After a painless six hour bus ride I arrived in Siem Reap, home to a zillion temples, among them Angkor Wat. (En route, I watched the scene along the road, grateful that I didn’t have to live there. The houses were simple wooden buildings, on stilts, with no screens on the glass-less windows and not much evidence of doors or anything inside needing to be kept under lock and key. There were often basic bridges of bamboo crossing the small ravine that ran along the highway. So very different from my comfort zone.),

I went to the temples on a bicycle and was so thankful I did. En route, I met a young British woman who kept me company on our 30+ km ride. I have to say Angkor Wat was not my favorite. It was massive and impressive and amazing, but others were more fun to wander around. And being on bikes, without a guide, we were free to see them at our own pace. There was also the mystery of having no clue what was going on, which we both enjoyed. My favorite was Ta Prohm which is famous for being in the “Tomb Raider” movie with Angelina Jolie. It is being taken over by fig trees—it’s very cool looking, kind of sci-fi. The temples reminded me of the Greek ruins: when you have a ton of old stuff around, it isn’t important much less possible to make it all look pretty. And often Mother Nature does some pretty-making of her own. I also really liked Bayon which has 216 faces smirking from every angle. It made me laugh.

The other highlight of Siem Reap (other than the food—who knew the food would be so good?) was a visit to Tonle Sap. This lake is huge. When I was there, just at the end of the wet season, I was in a boat, toodling around among the tops of the trees. During the wet season, water from the Mekong fills up the lake and swamps the forest; during the dry season, the lake drains a lot of water off down the river and the folks, who all live in floating villages, have to move their homes out into the middle of the lake. There are schools and stores and basketball courts and “dry docks” all floating out on Tonle Sap and twice a year, they have to call on the tow boats to move them. I have got to go back in the dry season to drive among the trees I have only seen from above.

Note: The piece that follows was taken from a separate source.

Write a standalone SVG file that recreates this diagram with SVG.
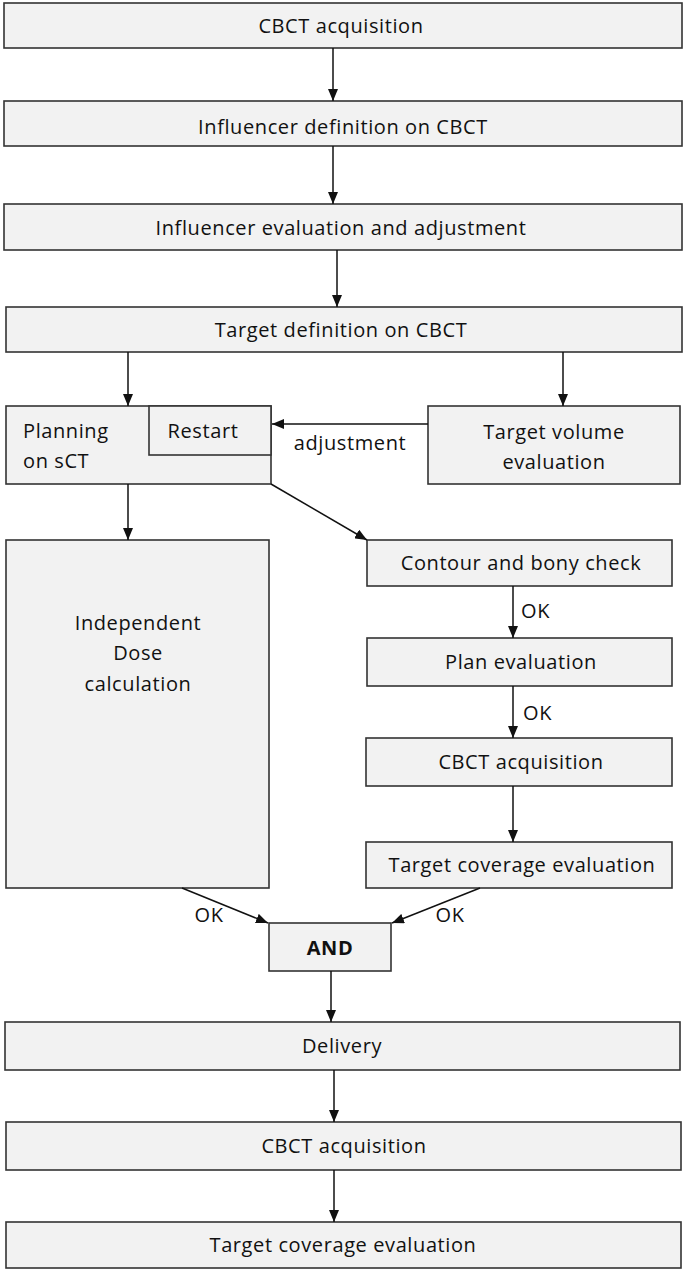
<svg xmlns="http://www.w3.org/2000/svg" width="685" height="1272" viewBox="0 0 685 1272">
<defs>
<marker id="ah" viewBox="0 0 12 10" refX="12" refY="5" markerWidth="12" markerHeight="10" markerUnits="userSpaceOnUse" orient="auto">
<path d="M0,0 L12,5 L0,10 Z" fill="#111"/>
</marker>
<style>
.box{fill:#f2f2f2;stroke:#333;stroke-width:1.6}
.t{font-family:"Open Sans","Noto Sans",sans-serif;font-size:20px;letter-spacing:0.6px;fill:#111;text-anchor:middle;dominant-baseline:central}
.l{text-anchor:start}
.b{font-weight:bold}
.c{stroke:#111;stroke-width:1.5;fill:none;marker-end:url(#ah)}
</style>
</defs>
<rect width="685" height="1272" fill="#fff"/>
<g id="n1"><rect class="box" x="4" y="3" width="678" height="45"/><text class="t" x="341" y="25">CBCT acquisition</text></g>
<g id="n2"><rect class="box" x="4" y="101" width="678" height="45"/><text class="t" x="343" y="126">Influencer definition on CBCT</text></g>
<g id="n3"><rect class="box" x="4" y="204" width="678" height="46"/><text class="t" x="341" y="227">Influencer evaluation and adjustment</text></g>
<g id="n4"><rect class="box" x="6" y="307" width="676" height="45"/><text class="t" x="341" y="329">Target definition on CBCT</text></g>
<g id="n5"><rect class="box" x="6" y="406" width="265" height="78"/><text class="t l" x="23" y="430">Planning</text><text class="t l" x="23" y="460">on sCT</text></g>
<g id="n6"><rect class="box" x="149" y="406" width="122" height="49"/><text class="t" x="203" y="430">Restart</text></g>
<g id="n7"><rect class="box" x="428" y="406" width="252" height="78"/><text class="t" x="554" y="431">Target volume</text><text class="t" x="554" y="461">evaluation</text></g>
<g id="n8"><rect class="box" x="6" y="540" width="263" height="348"/><text class="t" x="138" y="622">Independent</text><text class="t" x="138" y="652">Dose</text><text class="t" x="138" y="683">calculation</text></g>
<g id="n9"><rect class="box" x="367" y="540" width="305" height="46"/><text class="t" x="521" y="562">Contour and bony check</text></g>
<g id="n10"><rect class="box" x="367" y="638" width="305" height="48"/><text class="t" x="521" y="661">Plan evaluation</text></g>
<g id="n11"><rect class="box" x="366" y="738" width="306" height="48"/><text class="t" x="521" y="761">CBCT acquisition</text></g>
<g id="n12"><rect class="box" x="366" y="842" width="306" height="46"/><text class="t" x="522" y="864">Target coverage evaluation</text></g>
<g id="n13"><rect class="box" x="269" y="923" width="122" height="48"/><text class="t b" x="330" y="947">AND</text></g>
<g id="n14"><rect class="box" x="5" y="1022" width="675" height="48"/><text class="t" x="342" y="1045">Delivery</text></g>
<g id="n15"><rect class="box" x="6" y="1122" width="675" height="48"/><text class="t" x="344" y="1145">CBCT acquisition</text></g>
<g id="n16"><rect class="box" x="6" y="1222" width="675" height="46"/><text class="t" x="343" y="1244">Target coverage evaluation</text></g>
<g id="connectors">
<line class="c" x1="333" y1="48" x2="333" y2="101"/>
<line class="c" x1="333" y1="146" x2="333" y2="204"/>
<line class="c" x1="337" y1="250" x2="337" y2="307"/>
<line class="c" x1="128" y1="352" x2="128" y2="406"/>
<line class="c" x1="563" y1="352" x2="563" y2="406"/>
<line class="c" x1="428" y1="424" x2="272" y2="424"/>
<text class="t" x="350" y="442">adjustment</text>
<line class="c" x1="128" y1="484" x2="128" y2="540"/>
<line class="c" x1="271" y1="484" x2="367" y2="540"/>
<line class="c" x1="513" y1="586" x2="513" y2="638"/>
<text class="t l" x="521" y="610">OK</text>
<line class="c" x1="513" y1="686" x2="513" y2="738"/>
<text class="t l" x="523" y="712">OK</text>
<line class="c" x1="513" y1="786" x2="513" y2="842"/>
<line class="c" x1="182" y1="888" x2="268" y2="923"/>
<text class="t" x="209" y="914">OK</text>
<line class="c" x1="480" y1="888" x2="392" y2="923"/>
<text class="t" x="450" y="914">OK</text>
<line class="c" x1="331" y1="971" x2="331" y2="1022"/>
<line class="c" x1="334" y1="1070" x2="334" y2="1122"/>
<line class="c" x1="334" y1="1170" x2="334" y2="1222"/>
</g>
</svg>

Having survived twenty hours in the air and a total of over 30 in a vertical position en route home, and a week of jet lag, I am settling back into life in North Carolina. It snowed last night which was really different from the high heat of Southeast Asia. I have been looking at pictures and reading about Buddhism and eating ema datse, Bhutan’s national dish of peppers and cheese (two of my favorite foods). I tenderly filed my passport and promised her she’d have further adventures sooner rather than later. Shoot. I really love to travel despite the global warming, politically incorrectness of it. One thing I always know, like they say in Asia, it’s going to be “same same only different.”